-- Listed entries --
start

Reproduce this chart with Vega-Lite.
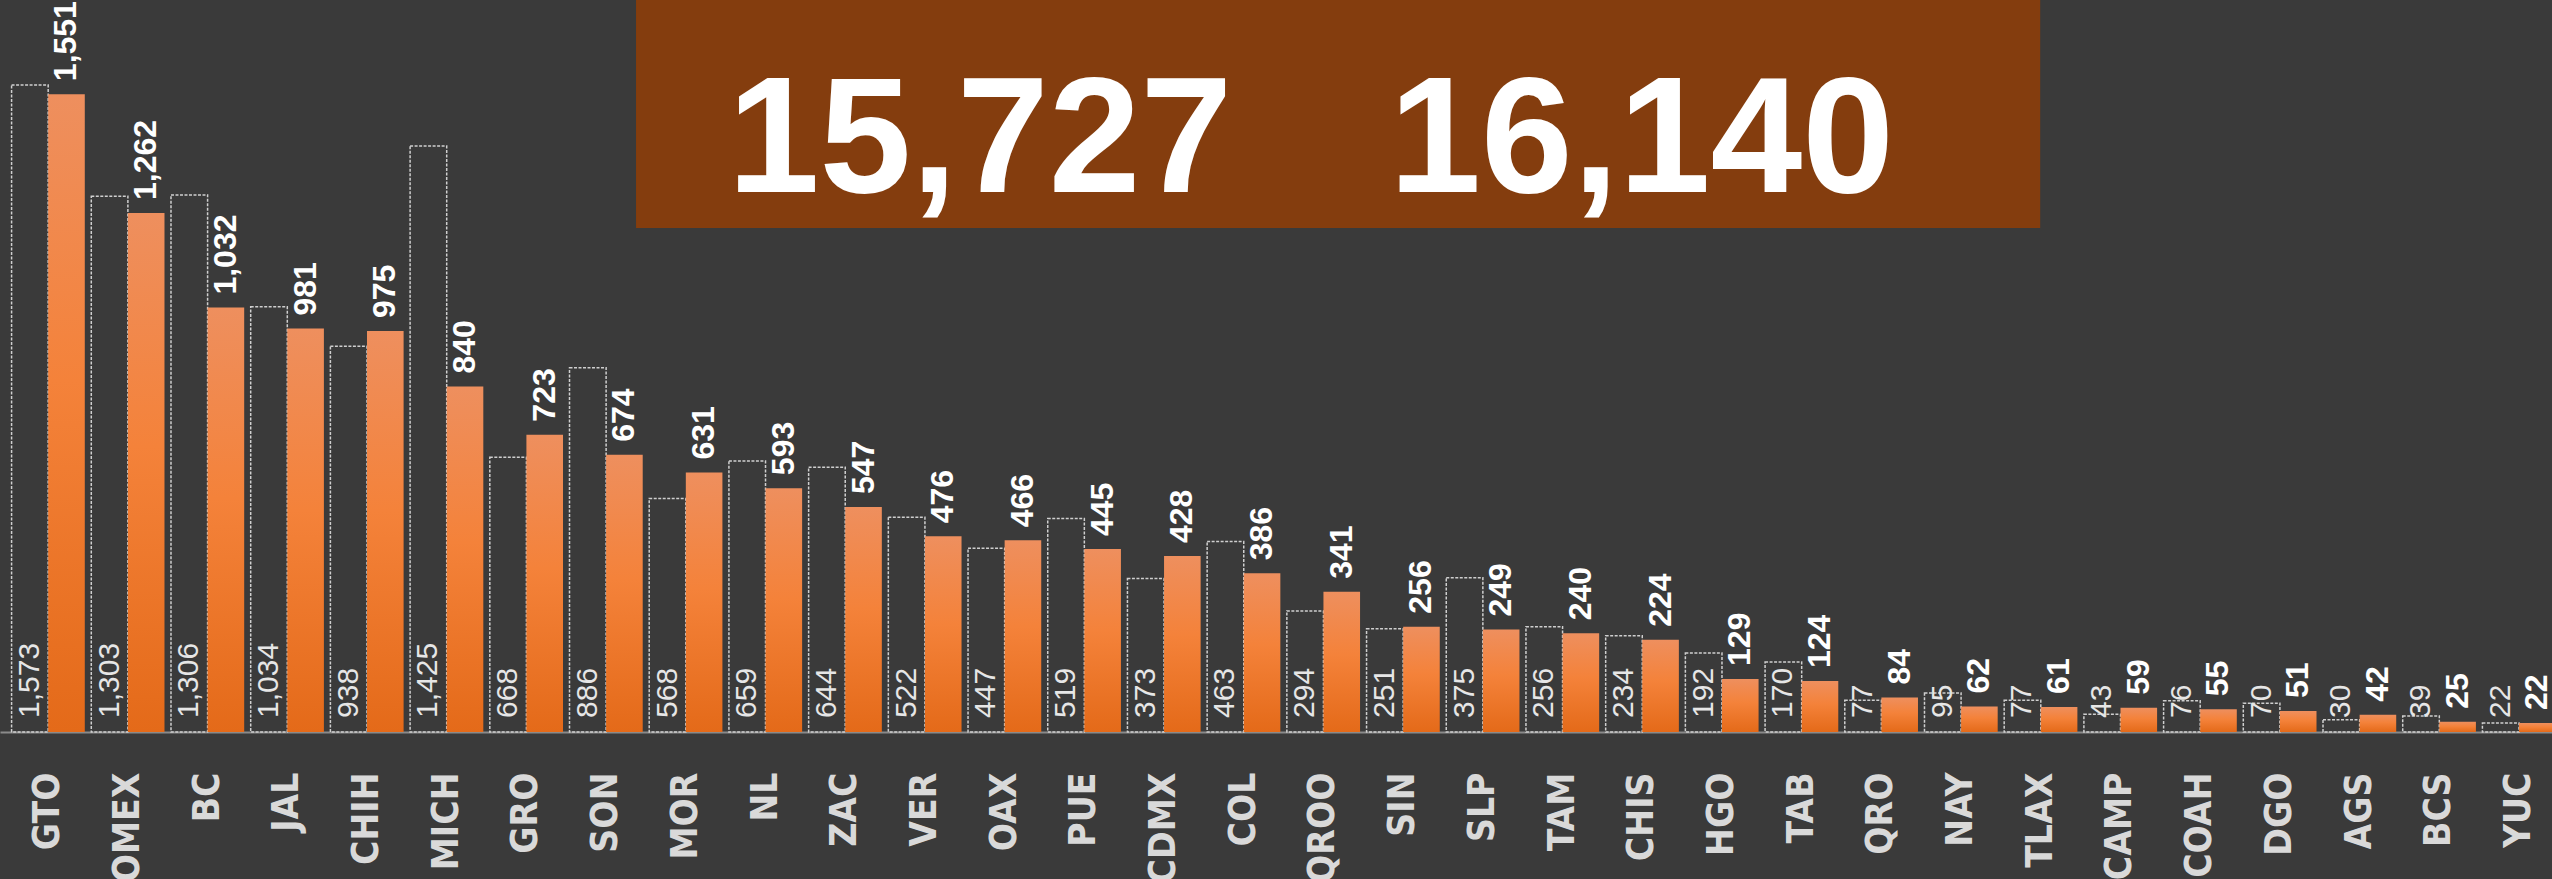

end
start

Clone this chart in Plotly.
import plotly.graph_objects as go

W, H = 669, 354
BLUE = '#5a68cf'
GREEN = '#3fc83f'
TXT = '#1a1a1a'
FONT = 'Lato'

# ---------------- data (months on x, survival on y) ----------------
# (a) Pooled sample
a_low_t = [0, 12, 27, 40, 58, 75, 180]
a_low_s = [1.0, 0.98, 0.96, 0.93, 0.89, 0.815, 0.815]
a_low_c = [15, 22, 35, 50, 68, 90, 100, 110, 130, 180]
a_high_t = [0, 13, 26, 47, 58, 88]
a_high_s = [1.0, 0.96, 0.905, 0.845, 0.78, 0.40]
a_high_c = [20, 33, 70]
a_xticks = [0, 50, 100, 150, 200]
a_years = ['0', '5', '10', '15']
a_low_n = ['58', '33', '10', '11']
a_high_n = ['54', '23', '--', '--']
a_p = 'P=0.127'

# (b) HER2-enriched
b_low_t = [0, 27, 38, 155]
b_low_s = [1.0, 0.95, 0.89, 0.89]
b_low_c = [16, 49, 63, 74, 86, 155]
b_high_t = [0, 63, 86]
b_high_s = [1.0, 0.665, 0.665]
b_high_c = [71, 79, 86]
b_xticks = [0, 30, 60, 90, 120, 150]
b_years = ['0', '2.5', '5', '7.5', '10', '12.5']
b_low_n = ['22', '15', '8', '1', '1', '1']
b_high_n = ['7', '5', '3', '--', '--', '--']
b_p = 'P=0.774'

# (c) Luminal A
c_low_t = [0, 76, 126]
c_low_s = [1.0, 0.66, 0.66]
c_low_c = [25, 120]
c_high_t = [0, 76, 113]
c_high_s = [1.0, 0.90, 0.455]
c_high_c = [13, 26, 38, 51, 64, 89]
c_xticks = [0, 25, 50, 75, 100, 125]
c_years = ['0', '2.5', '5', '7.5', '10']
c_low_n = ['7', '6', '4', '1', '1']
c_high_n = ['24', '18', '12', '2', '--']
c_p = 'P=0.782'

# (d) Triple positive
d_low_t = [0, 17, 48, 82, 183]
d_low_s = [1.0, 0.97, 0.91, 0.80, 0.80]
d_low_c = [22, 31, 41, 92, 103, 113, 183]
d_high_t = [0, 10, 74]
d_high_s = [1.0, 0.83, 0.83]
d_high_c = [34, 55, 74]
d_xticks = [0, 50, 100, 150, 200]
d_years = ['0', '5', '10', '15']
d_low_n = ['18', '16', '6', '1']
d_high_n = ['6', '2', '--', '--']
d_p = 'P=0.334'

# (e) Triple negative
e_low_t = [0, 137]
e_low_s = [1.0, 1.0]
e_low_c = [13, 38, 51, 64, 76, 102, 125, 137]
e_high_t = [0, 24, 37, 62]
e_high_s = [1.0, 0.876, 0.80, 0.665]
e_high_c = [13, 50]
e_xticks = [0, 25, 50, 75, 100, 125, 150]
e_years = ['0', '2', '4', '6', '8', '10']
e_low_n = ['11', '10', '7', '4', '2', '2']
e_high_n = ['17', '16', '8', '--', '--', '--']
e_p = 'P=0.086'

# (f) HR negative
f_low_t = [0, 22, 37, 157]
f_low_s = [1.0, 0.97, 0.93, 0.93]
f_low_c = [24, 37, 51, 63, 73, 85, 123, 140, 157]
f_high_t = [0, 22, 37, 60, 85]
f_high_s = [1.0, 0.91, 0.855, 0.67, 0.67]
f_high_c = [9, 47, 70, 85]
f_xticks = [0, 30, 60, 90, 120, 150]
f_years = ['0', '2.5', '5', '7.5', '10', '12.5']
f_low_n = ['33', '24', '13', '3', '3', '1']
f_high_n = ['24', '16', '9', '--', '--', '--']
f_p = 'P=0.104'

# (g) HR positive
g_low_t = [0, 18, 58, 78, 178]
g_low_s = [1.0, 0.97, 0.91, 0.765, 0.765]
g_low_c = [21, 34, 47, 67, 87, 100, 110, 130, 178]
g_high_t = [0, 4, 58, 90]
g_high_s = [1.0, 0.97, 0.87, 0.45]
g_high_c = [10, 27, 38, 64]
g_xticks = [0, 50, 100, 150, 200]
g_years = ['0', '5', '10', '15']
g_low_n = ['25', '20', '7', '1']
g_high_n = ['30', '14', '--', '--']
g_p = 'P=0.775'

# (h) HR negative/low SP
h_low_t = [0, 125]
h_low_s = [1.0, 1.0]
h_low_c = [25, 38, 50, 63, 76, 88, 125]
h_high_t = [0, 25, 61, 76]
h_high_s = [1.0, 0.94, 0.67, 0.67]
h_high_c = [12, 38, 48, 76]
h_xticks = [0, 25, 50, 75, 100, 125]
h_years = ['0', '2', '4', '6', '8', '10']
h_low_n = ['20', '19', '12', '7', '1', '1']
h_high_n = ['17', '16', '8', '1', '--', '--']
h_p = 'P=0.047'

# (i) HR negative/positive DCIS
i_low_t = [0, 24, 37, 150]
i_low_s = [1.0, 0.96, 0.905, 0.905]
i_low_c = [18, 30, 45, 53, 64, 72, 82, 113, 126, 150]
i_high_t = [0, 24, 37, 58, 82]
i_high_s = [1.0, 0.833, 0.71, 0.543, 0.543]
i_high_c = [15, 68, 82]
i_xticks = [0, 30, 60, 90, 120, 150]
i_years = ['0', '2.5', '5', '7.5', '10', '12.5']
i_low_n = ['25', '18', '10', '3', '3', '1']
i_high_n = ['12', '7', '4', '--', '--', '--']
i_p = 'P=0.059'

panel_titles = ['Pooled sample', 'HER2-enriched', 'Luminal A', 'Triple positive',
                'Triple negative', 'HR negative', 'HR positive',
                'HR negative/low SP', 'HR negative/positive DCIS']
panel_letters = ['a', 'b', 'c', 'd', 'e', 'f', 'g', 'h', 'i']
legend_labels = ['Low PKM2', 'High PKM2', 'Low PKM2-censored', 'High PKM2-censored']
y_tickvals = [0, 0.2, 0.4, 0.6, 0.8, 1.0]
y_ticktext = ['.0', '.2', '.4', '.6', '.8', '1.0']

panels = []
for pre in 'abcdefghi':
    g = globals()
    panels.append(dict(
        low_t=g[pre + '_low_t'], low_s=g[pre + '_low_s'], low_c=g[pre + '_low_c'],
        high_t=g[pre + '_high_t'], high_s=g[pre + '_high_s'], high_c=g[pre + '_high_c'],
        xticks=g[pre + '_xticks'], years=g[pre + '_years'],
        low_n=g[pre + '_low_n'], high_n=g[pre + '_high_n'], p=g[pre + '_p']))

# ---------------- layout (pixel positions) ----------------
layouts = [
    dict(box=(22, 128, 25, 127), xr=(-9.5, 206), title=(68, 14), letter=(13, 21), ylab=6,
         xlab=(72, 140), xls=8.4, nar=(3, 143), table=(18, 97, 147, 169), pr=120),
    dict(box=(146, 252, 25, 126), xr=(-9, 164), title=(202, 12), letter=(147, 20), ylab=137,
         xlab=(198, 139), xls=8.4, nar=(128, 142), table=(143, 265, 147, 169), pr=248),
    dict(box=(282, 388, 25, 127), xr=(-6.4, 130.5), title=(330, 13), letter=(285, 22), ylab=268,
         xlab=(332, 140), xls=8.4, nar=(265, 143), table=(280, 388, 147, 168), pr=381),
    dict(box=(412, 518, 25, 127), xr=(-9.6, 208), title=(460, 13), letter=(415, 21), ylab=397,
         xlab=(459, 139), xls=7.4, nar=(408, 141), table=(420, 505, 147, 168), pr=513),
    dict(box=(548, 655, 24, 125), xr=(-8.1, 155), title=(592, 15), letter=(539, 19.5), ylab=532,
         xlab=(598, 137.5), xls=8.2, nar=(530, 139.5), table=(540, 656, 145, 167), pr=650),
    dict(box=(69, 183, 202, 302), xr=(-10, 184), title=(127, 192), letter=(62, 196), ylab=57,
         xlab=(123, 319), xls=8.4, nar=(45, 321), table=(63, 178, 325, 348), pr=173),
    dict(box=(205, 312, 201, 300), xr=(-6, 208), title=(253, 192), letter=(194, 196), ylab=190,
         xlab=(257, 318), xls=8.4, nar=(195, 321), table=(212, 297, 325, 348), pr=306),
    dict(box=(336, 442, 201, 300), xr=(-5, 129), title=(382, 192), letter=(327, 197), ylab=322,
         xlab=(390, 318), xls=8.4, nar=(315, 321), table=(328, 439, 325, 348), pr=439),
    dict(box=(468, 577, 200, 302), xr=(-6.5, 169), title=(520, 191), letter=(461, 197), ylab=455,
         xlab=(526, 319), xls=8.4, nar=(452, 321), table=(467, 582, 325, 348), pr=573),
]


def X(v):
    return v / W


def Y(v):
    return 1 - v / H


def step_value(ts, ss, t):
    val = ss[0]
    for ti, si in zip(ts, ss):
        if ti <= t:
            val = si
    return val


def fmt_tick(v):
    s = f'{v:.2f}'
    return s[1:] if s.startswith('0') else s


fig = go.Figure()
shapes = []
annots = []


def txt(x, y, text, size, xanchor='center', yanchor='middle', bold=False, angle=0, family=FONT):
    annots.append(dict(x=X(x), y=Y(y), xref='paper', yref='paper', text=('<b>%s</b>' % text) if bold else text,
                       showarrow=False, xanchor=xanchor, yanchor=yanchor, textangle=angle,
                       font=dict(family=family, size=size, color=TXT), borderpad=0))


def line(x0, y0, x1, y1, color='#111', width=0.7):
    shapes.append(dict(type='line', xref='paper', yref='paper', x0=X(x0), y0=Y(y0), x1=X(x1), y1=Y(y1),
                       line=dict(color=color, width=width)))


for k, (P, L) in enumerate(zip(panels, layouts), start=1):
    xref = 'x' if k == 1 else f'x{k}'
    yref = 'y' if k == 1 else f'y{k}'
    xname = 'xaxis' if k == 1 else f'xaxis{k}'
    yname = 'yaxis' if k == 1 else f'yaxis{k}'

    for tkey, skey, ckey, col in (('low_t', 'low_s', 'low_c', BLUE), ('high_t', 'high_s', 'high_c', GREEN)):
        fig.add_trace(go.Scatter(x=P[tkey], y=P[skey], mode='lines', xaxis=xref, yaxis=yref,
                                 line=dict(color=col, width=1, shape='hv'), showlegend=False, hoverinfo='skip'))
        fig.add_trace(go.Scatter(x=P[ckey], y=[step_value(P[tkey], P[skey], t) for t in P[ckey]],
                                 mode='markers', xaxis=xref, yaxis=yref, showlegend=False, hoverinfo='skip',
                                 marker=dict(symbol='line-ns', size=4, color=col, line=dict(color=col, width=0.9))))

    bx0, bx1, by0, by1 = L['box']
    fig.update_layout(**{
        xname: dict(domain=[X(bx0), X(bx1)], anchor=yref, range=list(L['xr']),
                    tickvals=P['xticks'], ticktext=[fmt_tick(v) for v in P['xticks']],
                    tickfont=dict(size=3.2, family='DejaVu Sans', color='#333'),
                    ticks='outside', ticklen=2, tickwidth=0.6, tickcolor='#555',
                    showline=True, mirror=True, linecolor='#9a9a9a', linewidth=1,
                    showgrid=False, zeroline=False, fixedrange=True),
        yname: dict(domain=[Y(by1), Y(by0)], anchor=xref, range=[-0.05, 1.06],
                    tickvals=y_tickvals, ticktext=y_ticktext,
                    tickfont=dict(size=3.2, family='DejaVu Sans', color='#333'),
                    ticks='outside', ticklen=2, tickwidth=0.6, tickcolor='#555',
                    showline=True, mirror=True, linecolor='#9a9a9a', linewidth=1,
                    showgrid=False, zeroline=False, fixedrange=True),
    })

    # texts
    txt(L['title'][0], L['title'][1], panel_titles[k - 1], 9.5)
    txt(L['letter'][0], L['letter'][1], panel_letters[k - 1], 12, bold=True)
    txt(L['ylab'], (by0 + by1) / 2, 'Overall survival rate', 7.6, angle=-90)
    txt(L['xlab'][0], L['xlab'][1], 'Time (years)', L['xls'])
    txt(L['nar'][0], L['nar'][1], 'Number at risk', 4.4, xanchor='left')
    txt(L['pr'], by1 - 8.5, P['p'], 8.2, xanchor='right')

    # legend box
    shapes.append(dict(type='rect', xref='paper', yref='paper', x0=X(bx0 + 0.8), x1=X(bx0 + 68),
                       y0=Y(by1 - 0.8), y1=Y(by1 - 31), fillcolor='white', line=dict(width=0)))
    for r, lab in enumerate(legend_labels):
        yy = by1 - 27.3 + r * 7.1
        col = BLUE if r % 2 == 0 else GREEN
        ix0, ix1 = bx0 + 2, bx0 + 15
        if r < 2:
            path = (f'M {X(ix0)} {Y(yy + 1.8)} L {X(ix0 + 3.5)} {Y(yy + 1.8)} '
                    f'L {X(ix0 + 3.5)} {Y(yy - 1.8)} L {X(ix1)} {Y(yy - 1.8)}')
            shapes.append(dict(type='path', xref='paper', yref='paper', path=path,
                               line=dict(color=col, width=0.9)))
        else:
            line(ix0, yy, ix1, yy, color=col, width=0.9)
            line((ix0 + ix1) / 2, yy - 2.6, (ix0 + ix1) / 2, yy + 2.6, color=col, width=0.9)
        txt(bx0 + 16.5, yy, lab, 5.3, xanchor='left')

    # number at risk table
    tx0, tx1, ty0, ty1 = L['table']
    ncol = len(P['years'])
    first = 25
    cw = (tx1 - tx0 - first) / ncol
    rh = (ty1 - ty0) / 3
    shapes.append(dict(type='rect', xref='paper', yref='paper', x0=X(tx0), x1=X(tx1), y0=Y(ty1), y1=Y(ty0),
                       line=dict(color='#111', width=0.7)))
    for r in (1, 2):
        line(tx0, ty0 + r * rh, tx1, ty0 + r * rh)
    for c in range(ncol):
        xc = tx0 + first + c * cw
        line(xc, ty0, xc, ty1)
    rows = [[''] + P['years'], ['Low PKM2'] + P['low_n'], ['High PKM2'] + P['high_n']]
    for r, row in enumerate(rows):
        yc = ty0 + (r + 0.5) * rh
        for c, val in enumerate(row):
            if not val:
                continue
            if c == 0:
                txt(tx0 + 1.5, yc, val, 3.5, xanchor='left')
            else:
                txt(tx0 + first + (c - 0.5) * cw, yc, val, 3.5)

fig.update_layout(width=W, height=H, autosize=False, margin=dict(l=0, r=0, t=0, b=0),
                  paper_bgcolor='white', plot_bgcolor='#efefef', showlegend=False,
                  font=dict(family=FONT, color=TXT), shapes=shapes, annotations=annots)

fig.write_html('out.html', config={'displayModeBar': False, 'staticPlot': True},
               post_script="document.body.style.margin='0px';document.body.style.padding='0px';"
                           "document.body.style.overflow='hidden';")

end
start

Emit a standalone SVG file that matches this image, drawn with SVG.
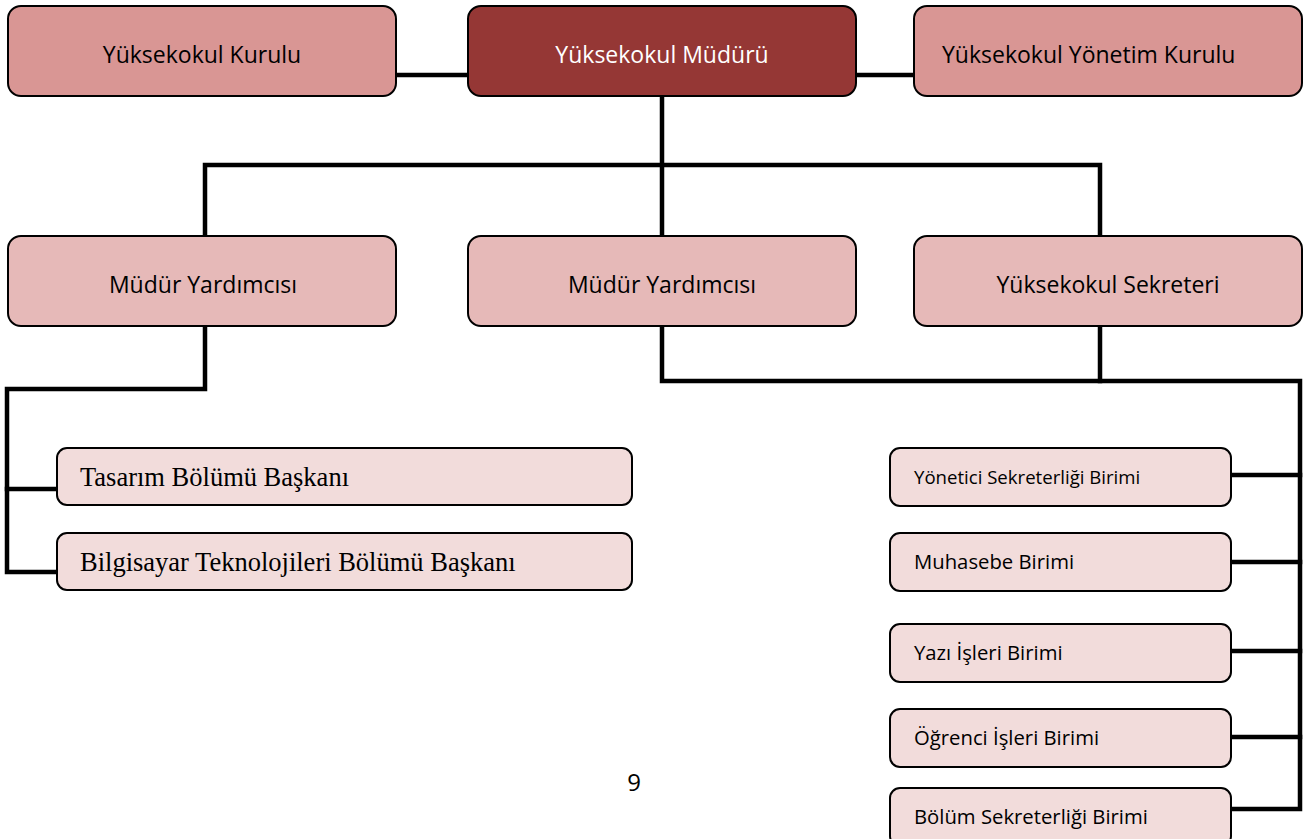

end

-- Task instructions --
Only the lines running from the line with "Clone this chart in Plotly." through the line with "FONT = 'Lato'" should be repeated, exactly and with both ends kept.

-- Written solution --
Clone this chart in Plotly.
import plotly.graph_objects as go

W, H = 669, 354
BLUE = '#5a68cf'
GREEN = '#3fc83f'
TXT = '#1a1a1a'
FONT = 'Lato'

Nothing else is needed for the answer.